Republican presidential candidate Ted Cruz hates when the Supreme Court injects itself into politics. That's why he wants to inject politics into the Supreme Court.
In a Monday interview with the "TODAY" show's Savannah Guthrie, Cruz decried the prospect of nine un-elected Ivy League graduates taking the right to define marriage out of the hands of ordinary Americans. The Texas senator instead hopes to remedy that system by forcing Supreme Court justices to stand for re-election.
Last Thursday, the Supreme Court upheld the legality of the Affordable Care Act's federal exchanges. Twenty-four hours later, the high court ruled that the constitution requires all states to recognize same-sex marriages.
"What happened last week is twice, back-to-back, the U.S. Supreme Court — a majority of the justices violated their judicial oath," he told Guthrie. "What we saw instead is five un-elected lawyers saying the views of 320 million Americans don't matter because they're going to enforce their own policies."
In an op-ed for the National Review published Friday, Cruz argued that removing "activist" judges is impossible under our current rules of impeachment. "A Senate that cannot muster 51 votes to block an attorney-general nominee openly committed to continue an unprecedented course of executive-branch lawlessness can hardly be expected to muster the 67 votes needed to impeach an Anthony Kennedy," he wrote in his op-ed.

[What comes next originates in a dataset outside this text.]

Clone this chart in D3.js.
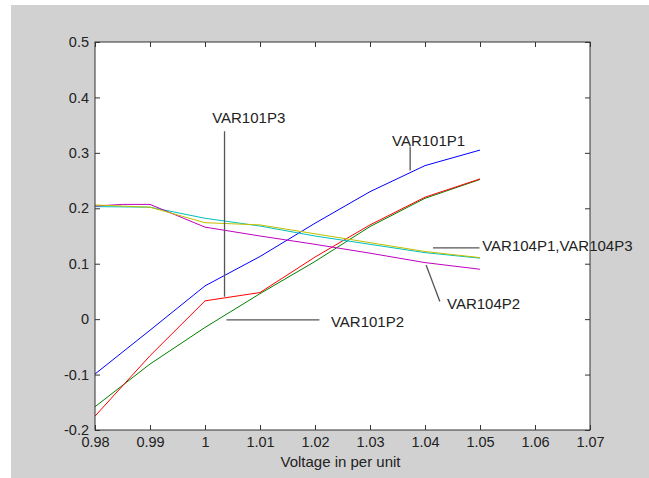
<!DOCTYPE html>
<html>
<head>
<meta charset="utf-8">
<script src="https://cdn.jsdelivr.net/npm/d3@7"></script>
<style>
  body { margin: 0; background: #fff; }
  text { font-family: "Liberation Sans", Arial, sans-serif; fill: #222; }
</style>
</head>
<body>
<div id="chart"></div>
<script>
// Voltage steps (x) shared by most series
const voltage = [0.98, 0.99, 1.00, 1.01, 1.02, 1.03, 1.04, 1.05];
// VAR104P2 has an extra early point
const voltageP2 = [0.98, 0.985, 0.99, 1.00, 1.01, 1.02, 1.03, 1.04, 1.05];

const var101p1 = [-0.099, -0.020, 0.060, 0.113, 0.173, 0.230, 0.277, 0.305];
const var101p2 = [-0.158, -0.081, -0.015, 0.046, 0.104, 0.167, 0.218, 0.252];
const var101p3 = [-0.175, -0.066, 0.033, 0.048, 0.112, 0.170, 0.220, 0.253];
const var104p1 = [0.203, 0.202, 0.182, 0.168, 0.150, 0.135, 0.120, 0.110];
const var104p2 = [0.204, 0.207, 0.207, 0.166, 0.150, 0.135, 0.119, 0.102, 0.090];
const var104p3 = [0.206, 0.202, 0.174, 0.170, 0.154, 0.138, 0.122, 0.111];

const xTicks = [0.98, 0.99, 1.00, 1.01, 1.02, 1.03, 1.04, 1.05, 1.06, 1.07];
const yTicks = [-0.2, -0.1, 0, 0.1, 0.2, 0.3, 0.4, 0.5];
const xLabel = "Voltage in per unit";

// Series in plotting order (matlab b, g, r, c, m, y)
const series = [
  {name: "VAR101P1", x: voltage, y: var101p1, colour: "#0000ff"},
  {name: "VAR101P2", x: voltage, y: var101p2, colour: "#008000"},
  {name: "VAR101P3", x: voltage, y: var101p3, colour: "#ff0000"},
  {name: "VAR104P1", x: voltage, y: var104p1, colour: "#00bfbf"},
  {name: "VAR104P2", x: voltageP2, y: var104p2, colour: "#bf00bf"},
  {name: "VAR104P3", x: voltage, y: var104p3, colour: "#bfbf00"}
];

// Text labels with leader lines, in data units
const annotations = [
  {text: "VAR101P3", tx: 1.0013, ty: 0.354, line: [[1.00355, 0.339], [1.00355, 0.0405]]},
  {text: "VAR101P1", tx: 1.0340, ty: 0.3115, line: [[1.0373, 0.3115], [1.0373, 0.268]]},
  {text: "VAR104P1,VAR104P3", tx: 1.0504, ty: 0.1238, line: [[1.04145, 0.1284], [1.0499, 0.1284]]},
  {text: "VAR104P2", tx: 1.0440, ty: 0.0178, line: [[1.0402, 0.0977], [1.0427, 0.0318]]},
  {text: "VAR101P2", tx: 1.0229, ty: -0.0136, line: [[1.0039, -0.0015], [1.0208, -0.0015]]}
];

const drawChart = () => {

  /****************************/
  /* Declare layout constants */
  /****************************/
  const width = 649;
  const height = 478;
  const plot = {left: 95, right: 590, top: 42, bottom: 430};

  const svg = d3.select("#chart")
    .append("svg")
      .attr("width", width)
      .attr("height", height);

  // Grey figure background
  svg.append("rect")
    .attr("x", 11)
    .attr("y", 5)
    .attr("width", width - 11)
    .attr("height", height - 5)
    .attr("fill", "#d1d1d1");

  // White axes area
  svg.append("rect")
    .attr("x", plot.left)
    .attr("y", plot.top)
    .attr("width", plot.right - plot.left)
    .attr("height", plot.bottom - plot.top)
    .attr("fill", "#fff");

  /****************************/
  /*     Declare scales       */
  /****************************/
  const xScale = d3.scaleLinear()
    .domain([0.98, 1.07])
    .range([plot.left, plot.right]);

  const yScale = d3.scaleLinear()
    .domain([-0.2, 0.5])
    .range([plot.bottom, plot.top]);

  const fmt = d => String(+d.toFixed(2));

  /****************************/
  /*     Append axes          */
  /****************************/
  const bottomAxis = d3.axisBottom(xScale)
    .tickValues(xTicks)
    .tickFormat(fmt)
    .tickSizeInner(-5)
    .tickSizeOuter(0)
    .tickPadding(7);
  const gx = svg.append("g")
    .attr("transform", `translate(0, ${plot.bottom})`)
    .call(bottomAxis);

  const topAxis = d3.axisTop(xScale)
    .tickValues(xTicks)
    .tickFormat("")
    .tickSizeInner(-5)
    .tickSizeOuter(0);
  const gxt = svg.append("g")
    .attr("transform", `translate(0, ${plot.top})`)
    .call(topAxis);

  const leftAxis = d3.axisLeft(yScale)
    .tickValues(yTicks)
    .tickFormat(fmt)
    .tickSizeInner(-5)
    .tickSizeOuter(0)
    .tickPadding(6);
  const gy = svg.append("g")
    .attr("transform", `translate(${plot.left}, 0)`)
    .call(leftAxis);

  const rightAxis = d3.axisRight(yScale)
    .tickValues(yTicks)
    .tickFormat("")
    .tickSizeInner(-5)
    .tickSizeOuter(0);
  const gyr = svg.append("g")
    .attr("transform", `translate(${plot.right}, 0)`)
    .call(rightAxis);

  [gx, gxt, gy, gyr].forEach(g => {
    g.select(".domain").remove();
    g.selectAll(".tick line").attr("stroke", "#333");
    g.selectAll("text")
      .attr("fill", "#222")
      .style("font-size", "14.5px")
      .style("font-family", "'Liberation Sans', Arial, sans-serif");
  });

  /****************************/
  /*     Draw series          */
  /****************************/
  const line = d3.line()
    .x(d => xScale(d[0]))
    .y(d => yScale(d[1]));

  svg.append("g")
    .selectAll("path")
    .data(series)
    .join("path")
      .attr("d", s => line(s.x.map((v, i) => [v, s.y[i]])))
      .attr("fill", "none")
      .attr("stroke", s => s.colour)
      .attr("stroke-width", 1);

  // Axes box on top of the lines
  svg.append("rect")
    .attr("x", plot.left)
    .attr("y", plot.top)
    .attr("width", plot.right - plot.left)
    .attr("height", plot.bottom - plot.top)
    .attr("fill", "none")
    .attr("stroke", "#333")
    .attr("stroke-width", 1);

  /****************************/
  /*     Annotations          */
  /****************************/
  const notes = svg.append("g");
  notes.selectAll("line")
    .data(annotations)
    .join("line")
      .attr("x1", d => xScale(d.line[0][0]))
      .attr("y1", d => yScale(d.line[0][1]))
      .attr("x2", d => xScale(d.line[1][0]))
      .attr("y2", d => yScale(d.line[1][1]))
      .attr("stroke", "#555")
      .attr("stroke-width", 1.3);

  notes.selectAll("text")
    .data(annotations)
    .join("text")
      .attr("x", d => xScale(d.tx))
      .attr("y", d => yScale(d.ty))
      .style("font-size", "15px")
      .text(d => d.text);

  // X axis title
  svg.append("text")
    .attr("x", (plot.left + plot.right) / 2 - 2)
    .attr("y", 467)
    .attr("text-anchor", "middle")
    .style("font-size", "15px")
    .text(xLabel);
};

drawChart();
</script>
</body>
</html>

To make it easier for Americans to oust Kennedy, who authored the opinion legalizing same-sex marriage nationwide, Cruz proposed a new constitutional amendment that would require Supreme Court justices to face retention elections every eight years.
"The elites on the Court look at much of this country as fly-over country. They think that our views are parochial and don't deserve to be respected," he said. "What a crazy system to have the most important issues of our day decided by un-elected lawyers."

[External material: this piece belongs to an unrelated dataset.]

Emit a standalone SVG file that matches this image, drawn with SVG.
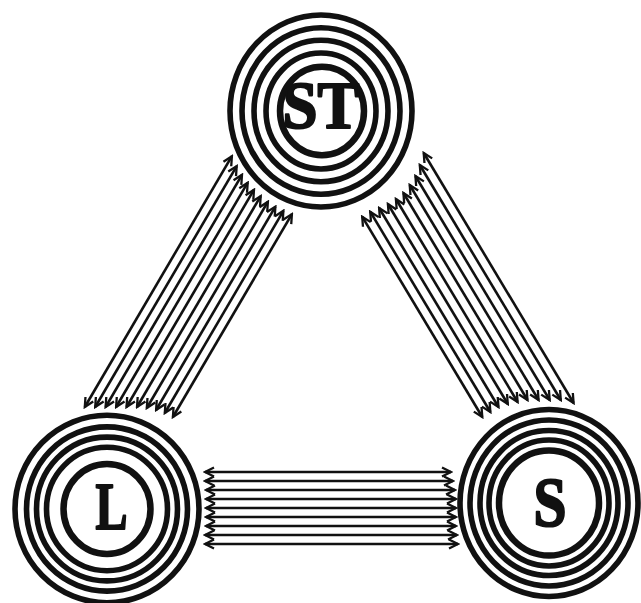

Cruz has also proposed a constitutional amendment to restore authority over marriage laws to the states, and voiced his support for allowing Texas state clerks to refuse marriage licenses to gay couples, if they have a religious reason for doing so.
Guthrie asked Cruz whether that same logic should have been applied in the wake of Loving v. Virginia, a case that forced the states to recognize the validity of interracial marriages. Cruz said that he would not support clerks denying marriage licenses to interracial couples on religious grounds because, "There's no religious backing for that."
While the GOP's leading presidential candidates are unanimous in their support for "traditional marriage," they are divided on the question of how to respond to the Supreme Court's ruling.
Republican presidential candidates Marco Rubio, Jeb Bush, and Ben Carson all voiced their disagreement with the decision, but said that the country must accept the ruling, and encouraged conservatives to focus on protecting the religious liberty of individuals.
On Friday, Wisconsin Gov. Scott Walker said that he would support a constitutional amendment to allow states to pursue their own marriage laws, though he hasn't advocated that position publicly anytime since.
Former Arkansas Gov. Mike Huckabee called for widespread civil disobedience in defiance of the ruling, but Louisiana Gov. Bobby Jindal was the only candidate to propose a response even more radical than those suggested by Cruz, arguing, "If we want to save some money, let's just get rid of the court."
Jindal, Huckabee and Cruz will likely seek to highlight the issue of same-sex marriage in the upcoming primary debates, as each looks to become the favorite candidate of the party's social conservatives. That could create some tension on the debate stage, as many analysts believe more moderate candidates like Jeb Bush and Marco Rubio would prefer to drop the issue now that same-sex marriage has majority support in American public opinion.